If it was a DETAIL of the system, like this or that feature of a class or how some terminology is used, or even what magic system you're going to use it isn't really a drastic big deal, we can do things different ways.
The problem is hit points and healing aren't some tack-on aspect of the game. How hit points work and what they mean (see below) is the single most core thing in the game. The one thing that is absolutely shared across virtually every aspect of the game and which must be consistent if you are going to have a coherent game. ALL OF THE RULES need to be able to rely on the fact that "10 hit points of damage" means the same thing in order to make sense. If that's a scratch (for some level of PC) then it needs to consistently always be a scratch, and if it is a highly damaging or lethal wound then it always needs to be that. How you can recover hit points and manage them also MUST be consistent for the game to be coherent.
In other words there is one way that hit points can work. There can be SOME small variations, but the core meaning of a hit point and the ways it can be managed by the players during the game is not something you can plug in and out with a module. It is the foundation of the house that everything else must be built on.

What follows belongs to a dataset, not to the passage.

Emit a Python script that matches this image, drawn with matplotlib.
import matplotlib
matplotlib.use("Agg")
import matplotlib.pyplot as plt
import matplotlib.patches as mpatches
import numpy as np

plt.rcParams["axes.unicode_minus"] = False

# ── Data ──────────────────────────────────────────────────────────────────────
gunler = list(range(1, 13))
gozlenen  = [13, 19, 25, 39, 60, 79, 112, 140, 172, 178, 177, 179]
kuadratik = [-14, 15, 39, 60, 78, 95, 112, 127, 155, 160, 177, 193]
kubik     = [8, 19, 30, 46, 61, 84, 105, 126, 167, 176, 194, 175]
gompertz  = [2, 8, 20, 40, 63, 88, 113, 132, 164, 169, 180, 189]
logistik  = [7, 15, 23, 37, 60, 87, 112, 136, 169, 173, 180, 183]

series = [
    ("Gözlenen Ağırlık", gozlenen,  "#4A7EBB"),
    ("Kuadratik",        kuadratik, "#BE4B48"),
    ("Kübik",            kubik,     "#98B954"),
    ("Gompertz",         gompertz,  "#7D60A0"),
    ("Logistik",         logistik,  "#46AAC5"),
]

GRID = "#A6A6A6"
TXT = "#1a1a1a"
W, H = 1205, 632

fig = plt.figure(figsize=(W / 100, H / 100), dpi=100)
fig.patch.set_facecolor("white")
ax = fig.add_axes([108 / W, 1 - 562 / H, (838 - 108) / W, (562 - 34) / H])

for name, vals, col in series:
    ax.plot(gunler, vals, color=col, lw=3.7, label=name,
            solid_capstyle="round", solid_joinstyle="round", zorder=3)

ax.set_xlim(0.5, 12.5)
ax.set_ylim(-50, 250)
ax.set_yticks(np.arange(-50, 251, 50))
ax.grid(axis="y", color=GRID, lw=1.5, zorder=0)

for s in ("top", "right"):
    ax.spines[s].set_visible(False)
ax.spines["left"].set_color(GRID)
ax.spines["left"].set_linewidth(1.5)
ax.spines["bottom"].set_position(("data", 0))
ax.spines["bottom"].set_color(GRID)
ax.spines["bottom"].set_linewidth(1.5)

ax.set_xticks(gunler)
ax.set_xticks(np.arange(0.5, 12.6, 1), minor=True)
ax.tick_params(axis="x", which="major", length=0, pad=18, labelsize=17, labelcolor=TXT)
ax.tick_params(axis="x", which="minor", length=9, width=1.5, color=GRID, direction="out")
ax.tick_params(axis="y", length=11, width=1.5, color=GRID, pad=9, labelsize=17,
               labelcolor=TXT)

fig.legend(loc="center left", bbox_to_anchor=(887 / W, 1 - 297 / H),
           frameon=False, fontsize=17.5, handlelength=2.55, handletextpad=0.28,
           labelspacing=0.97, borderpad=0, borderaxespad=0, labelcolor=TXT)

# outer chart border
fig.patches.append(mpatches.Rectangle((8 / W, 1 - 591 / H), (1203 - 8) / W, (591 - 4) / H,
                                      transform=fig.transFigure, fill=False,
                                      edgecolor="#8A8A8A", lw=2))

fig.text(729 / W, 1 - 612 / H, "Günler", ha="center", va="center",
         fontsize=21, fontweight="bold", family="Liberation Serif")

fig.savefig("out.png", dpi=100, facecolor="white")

Of course I don't know where WotC is going to come down on this, but more than any other aspect of the design of 5e it is the breakpoint. Most everything else that I value about the way 4e plays stems from its approach to resource management. There's simply not any way that 5e will play in the way that I want built on top of AD&D style hit points. Likewise we can clearly see that many other people aren't much interested in that. I guarantee you this will be the breaking point for acceptance and non-acceptance.